Fragments of/on process
This piece was originally written for Next Wave’s arts journalism training programme, Text Camp.
Stephen Willats’s Model of an Existing Artist-Audience Relationship, 1973 Published in the book The Artist as an Instigator of Changes in Social Cognition and Behaviour (London: Occasional Papers, 2010 [1973]), 28. Also found in Grant Kester’s The Device Laid Bare: On Some Limitations in Current Art Criticism”, e-flux journal No 50.
This is a short text in six moments that offers up fragmented thoughts on critical process.
Moment 1 (Encounter)
Artist Willem De Kooning spoke of the content of a work of art as “a glimpse of something, an encounter like a flash.” For him, content was “very, very tiny”, something both intimate and invisible.
As a critic, content is your referent; it’s that which you try and tease out of an experience that is multiple, complicated, affective, perhaps poetic. As Umberto Eco explored in Poetics of the Open Work, content is that which is opened within a work. It is that which enables you to engage in a conversation with it.
Moment 2 (Resistance)
The intellectual tradition of criticism, particularly under the guise of the market economy, posits that criticism takes two iterations: the moment of your encounter with the work, and the articulation of your own thinking about the work that takes place in the form of, most often, a text.
This is a very linear understanding of how critics- and people in general- think about works of art. It assumes that this thinking is particularly focused from the onset; that it is gathered in the moment of encounter and simply shaped into a form in the text itself. Yet as Hannah Arendt has stated in her unfinished work The Life of the Mind, “thinking is always out of order, interrupts all ordinary activities and is interrupted by them. The oddities of the thinking activity arise from the fact of withdrawal. [..] Thinking always deals with absences, and removes itself from what is present and close at hand.”
Moment 3 (Articulation)
I want to briefly complicate this tradition of identifying the critical process in two simple stages, building on what Arendt offers to us here. We can perhaps consider that as critics, we are both present and removed; in our thinking, we are negotiating a myriad of forces of knowledge, emotion and intent that shape our perception of a work, our articulation of it, and the interpretation that is fuelled by that.
Criticism is not simply a work of beginnings, neither is it one of conclusions. We do not simply ignite or derive, we propose, question, position and engage ideas. We make certain moments of content appear on the page.
So I propose that we consider a more complex set of events in our process of criticism; I propose that:
- this begins before our encounter with work
- it continues after in our formation of memories, our note-taking, our research and attempt to define and delineate through old and new knowledge
- it emerges in a process of interpretation in which we, sometimes less consciously than we would like, try and give shape to our thoughts.
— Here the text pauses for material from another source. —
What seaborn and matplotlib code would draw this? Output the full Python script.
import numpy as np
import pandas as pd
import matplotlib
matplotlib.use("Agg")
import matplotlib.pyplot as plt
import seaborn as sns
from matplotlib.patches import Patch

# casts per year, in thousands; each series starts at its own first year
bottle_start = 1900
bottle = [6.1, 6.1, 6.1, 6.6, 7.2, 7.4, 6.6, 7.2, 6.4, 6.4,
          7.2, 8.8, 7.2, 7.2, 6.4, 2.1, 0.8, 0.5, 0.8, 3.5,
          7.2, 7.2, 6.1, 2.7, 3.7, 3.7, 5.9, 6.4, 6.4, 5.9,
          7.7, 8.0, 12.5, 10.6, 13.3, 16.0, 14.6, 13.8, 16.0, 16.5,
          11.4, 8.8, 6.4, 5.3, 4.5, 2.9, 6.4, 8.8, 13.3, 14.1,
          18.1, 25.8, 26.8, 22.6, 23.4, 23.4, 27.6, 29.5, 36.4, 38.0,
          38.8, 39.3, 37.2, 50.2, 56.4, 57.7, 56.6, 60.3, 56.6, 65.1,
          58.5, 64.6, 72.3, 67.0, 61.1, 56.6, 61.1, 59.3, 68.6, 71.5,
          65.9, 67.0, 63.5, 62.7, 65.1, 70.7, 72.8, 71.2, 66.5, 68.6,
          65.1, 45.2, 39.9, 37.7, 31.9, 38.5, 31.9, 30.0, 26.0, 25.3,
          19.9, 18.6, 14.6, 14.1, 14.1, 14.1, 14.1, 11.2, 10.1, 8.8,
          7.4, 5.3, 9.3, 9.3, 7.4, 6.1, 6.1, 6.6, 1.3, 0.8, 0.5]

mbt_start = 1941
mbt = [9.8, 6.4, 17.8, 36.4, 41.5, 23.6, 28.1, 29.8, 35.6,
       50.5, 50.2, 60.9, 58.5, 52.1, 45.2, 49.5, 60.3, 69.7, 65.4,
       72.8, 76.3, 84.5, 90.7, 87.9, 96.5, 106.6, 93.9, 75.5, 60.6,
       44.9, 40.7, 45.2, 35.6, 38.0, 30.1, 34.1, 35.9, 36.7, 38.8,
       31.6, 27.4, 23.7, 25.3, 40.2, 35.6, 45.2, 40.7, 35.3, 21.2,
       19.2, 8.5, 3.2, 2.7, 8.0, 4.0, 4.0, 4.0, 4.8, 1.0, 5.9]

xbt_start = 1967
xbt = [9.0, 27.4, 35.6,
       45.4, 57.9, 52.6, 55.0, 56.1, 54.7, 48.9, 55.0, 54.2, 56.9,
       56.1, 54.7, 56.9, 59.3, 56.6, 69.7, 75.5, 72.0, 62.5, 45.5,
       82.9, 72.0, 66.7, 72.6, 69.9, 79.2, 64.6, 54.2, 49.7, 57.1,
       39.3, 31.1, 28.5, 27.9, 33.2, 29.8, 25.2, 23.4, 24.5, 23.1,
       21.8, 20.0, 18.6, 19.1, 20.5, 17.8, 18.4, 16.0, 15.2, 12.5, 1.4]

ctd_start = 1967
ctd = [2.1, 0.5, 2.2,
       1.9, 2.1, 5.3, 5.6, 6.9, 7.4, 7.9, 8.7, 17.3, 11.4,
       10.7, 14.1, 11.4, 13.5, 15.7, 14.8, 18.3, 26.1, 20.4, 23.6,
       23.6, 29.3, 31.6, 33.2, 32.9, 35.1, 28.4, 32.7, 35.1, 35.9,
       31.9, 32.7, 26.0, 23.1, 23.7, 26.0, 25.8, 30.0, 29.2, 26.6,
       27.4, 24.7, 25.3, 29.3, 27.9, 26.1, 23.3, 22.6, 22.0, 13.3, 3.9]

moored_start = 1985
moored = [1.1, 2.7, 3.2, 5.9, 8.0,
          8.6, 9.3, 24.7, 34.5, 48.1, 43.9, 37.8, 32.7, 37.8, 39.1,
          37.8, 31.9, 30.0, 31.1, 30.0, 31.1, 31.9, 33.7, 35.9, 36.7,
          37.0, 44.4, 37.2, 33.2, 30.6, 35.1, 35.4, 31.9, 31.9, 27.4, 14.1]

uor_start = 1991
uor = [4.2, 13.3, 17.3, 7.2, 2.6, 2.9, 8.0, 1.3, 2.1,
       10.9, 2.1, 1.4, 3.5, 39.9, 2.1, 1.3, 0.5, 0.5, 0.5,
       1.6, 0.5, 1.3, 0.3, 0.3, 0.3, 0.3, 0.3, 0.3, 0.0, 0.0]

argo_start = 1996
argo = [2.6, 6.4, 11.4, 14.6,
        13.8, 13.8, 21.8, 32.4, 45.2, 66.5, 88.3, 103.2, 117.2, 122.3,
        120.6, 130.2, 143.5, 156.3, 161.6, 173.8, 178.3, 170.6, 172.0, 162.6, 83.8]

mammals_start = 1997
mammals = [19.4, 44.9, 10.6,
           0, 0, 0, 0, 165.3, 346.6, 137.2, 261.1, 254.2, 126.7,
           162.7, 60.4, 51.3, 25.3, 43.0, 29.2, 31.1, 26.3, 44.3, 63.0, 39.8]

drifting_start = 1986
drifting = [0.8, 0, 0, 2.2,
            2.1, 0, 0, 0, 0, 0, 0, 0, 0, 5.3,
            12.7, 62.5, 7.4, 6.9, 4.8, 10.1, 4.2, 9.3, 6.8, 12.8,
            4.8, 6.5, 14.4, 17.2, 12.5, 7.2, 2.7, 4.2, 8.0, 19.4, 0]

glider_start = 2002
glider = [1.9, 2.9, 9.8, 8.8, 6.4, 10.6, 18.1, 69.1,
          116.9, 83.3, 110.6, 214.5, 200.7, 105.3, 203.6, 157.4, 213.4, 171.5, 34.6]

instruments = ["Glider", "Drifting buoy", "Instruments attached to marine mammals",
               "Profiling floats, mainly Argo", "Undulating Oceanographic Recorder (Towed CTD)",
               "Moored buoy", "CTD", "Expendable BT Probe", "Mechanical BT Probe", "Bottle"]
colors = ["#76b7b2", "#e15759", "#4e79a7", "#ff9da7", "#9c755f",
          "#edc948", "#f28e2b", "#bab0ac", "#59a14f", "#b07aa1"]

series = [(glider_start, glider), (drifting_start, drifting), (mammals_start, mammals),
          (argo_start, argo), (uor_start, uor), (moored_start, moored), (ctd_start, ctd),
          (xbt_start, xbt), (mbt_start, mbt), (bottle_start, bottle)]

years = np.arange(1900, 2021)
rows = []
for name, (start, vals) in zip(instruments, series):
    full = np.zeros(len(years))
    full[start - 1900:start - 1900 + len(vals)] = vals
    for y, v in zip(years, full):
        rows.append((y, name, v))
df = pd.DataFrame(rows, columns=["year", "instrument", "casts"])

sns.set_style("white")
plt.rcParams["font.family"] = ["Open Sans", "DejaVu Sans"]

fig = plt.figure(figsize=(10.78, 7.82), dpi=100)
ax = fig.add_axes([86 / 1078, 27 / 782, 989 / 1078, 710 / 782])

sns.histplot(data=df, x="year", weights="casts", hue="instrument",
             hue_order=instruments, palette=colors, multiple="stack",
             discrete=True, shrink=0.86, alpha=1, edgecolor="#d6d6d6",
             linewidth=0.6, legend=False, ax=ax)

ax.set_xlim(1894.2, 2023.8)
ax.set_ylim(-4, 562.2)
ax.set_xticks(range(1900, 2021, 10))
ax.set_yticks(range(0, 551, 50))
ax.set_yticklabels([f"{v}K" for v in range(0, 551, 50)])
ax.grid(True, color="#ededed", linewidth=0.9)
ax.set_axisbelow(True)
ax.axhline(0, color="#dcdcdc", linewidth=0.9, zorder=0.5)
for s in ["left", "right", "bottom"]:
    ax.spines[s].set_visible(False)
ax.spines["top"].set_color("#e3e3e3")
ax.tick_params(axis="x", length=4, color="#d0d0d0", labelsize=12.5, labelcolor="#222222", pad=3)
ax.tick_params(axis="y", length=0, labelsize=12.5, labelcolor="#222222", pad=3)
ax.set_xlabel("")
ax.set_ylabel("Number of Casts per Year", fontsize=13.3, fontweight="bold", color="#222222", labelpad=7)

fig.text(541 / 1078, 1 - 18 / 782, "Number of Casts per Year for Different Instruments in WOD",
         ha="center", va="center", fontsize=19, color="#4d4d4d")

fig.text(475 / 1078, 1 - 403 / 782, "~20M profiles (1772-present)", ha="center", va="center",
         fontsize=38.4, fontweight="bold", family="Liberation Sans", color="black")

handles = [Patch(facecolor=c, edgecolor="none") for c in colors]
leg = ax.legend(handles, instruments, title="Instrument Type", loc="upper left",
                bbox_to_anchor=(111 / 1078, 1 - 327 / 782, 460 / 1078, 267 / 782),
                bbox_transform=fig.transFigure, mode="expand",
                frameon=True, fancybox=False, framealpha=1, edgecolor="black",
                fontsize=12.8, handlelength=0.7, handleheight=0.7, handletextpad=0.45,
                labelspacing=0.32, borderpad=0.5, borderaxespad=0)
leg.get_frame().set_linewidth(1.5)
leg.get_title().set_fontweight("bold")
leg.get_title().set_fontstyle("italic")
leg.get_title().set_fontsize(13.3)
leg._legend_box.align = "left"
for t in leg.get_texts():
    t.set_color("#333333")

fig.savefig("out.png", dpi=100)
- it develops in the form of a text, in which several forces are at play: the intent, the space, the timing, the deadline, the context, the relationship.
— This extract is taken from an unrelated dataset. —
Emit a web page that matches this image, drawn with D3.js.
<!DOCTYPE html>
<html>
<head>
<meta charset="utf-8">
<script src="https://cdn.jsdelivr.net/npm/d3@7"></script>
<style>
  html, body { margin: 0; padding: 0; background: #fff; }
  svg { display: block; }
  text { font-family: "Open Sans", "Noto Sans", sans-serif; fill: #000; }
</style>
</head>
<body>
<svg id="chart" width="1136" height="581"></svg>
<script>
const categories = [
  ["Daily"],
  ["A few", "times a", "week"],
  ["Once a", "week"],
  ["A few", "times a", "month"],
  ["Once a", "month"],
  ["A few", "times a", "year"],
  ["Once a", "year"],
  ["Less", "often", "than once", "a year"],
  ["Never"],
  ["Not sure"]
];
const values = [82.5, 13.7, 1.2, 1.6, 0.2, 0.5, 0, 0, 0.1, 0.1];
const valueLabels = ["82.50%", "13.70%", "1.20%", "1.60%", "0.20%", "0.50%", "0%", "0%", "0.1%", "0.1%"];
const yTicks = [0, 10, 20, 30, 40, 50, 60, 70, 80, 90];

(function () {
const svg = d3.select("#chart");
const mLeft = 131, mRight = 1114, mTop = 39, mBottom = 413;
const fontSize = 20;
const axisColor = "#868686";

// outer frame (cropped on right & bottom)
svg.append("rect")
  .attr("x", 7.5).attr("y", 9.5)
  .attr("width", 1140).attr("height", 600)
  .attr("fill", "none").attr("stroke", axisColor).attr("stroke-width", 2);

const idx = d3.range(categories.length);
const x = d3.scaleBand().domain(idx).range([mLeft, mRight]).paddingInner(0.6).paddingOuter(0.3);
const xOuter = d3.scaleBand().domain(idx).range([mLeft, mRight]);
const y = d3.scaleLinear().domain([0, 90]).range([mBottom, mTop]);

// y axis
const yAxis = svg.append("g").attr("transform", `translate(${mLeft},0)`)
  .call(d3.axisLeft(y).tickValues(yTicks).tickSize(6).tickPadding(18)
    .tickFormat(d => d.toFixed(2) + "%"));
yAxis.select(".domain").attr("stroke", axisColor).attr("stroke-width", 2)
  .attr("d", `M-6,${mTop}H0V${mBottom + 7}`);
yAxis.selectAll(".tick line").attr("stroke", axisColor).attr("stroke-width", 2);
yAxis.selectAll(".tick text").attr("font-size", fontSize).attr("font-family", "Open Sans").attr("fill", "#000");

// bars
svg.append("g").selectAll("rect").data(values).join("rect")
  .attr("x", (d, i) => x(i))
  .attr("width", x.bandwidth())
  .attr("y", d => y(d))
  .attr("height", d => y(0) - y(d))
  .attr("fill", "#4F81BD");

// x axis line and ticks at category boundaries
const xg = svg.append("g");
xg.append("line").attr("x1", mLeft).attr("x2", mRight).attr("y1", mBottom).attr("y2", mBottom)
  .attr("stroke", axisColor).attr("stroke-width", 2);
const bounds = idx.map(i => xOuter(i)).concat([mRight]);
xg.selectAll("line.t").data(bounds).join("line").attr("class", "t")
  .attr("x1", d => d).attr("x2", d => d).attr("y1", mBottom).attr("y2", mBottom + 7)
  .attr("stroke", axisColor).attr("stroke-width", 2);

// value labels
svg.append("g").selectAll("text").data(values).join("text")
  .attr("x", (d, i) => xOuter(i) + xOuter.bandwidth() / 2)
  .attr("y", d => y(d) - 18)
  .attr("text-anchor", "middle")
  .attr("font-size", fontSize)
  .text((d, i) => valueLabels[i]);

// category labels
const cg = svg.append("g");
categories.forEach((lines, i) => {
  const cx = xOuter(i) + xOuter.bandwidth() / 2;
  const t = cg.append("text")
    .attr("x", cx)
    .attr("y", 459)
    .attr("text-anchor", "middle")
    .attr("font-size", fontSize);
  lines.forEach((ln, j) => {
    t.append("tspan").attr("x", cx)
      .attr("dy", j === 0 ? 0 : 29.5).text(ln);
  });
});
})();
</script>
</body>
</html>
- then it continues on, once that text itself is released. Let’s say it dissipates into the public sphere.
Moment 4 (Interpretation)
In some ways, criticism is a conflict with meaning. We excavate our thoughts to be able to justify and identify moments of that encounter with a work of art. Through interpretation we both ascribe meaning and try and make sense of our intuitive responses.
Thinking about process can help differentiate between what is intuition, what is knowledge and what is judgment. We can consider the ways in which a work might appear, in which a fragment can be described or teased out.
Yet interpretation can be controlled too; where you write, how you approach that writing, and how you trigger different memories are essential to being able to shape and structure your own thinking.
Moment 5 (Dialogue)
The text is the manifestation of our interpretation, and in some ways, the first dialogue that you might begin with your readers and the work itself. Although there are many ways to approach structuring a text, it’s also important to be aware of the ways in which the text tries the shape the writing.
Sometimes playing with structure to begin with might provide some interesting moments, recall some particular memories, or allow you to make connections that you haven’t encountered in your journey of interpretation.
Being aware of the assumptions you are making for what the text should be, is also crucial; allow your own thinking to dictate form. Consider the role of description in the text, and what is can enact. Then think about the action of a critical sentence, and where that should be positioned. In between will be your argument.
Any text is plural, and it has an odd quality of both distinction and equality. And, to return to Arendt, “with word and deed we insert ourselves into the human world.” So for a more aware, open-ended text, an awareness of criticism as a particular form of composition and conversation might be imperative. After all, this is merely an invitation, an extension; and the rest follows.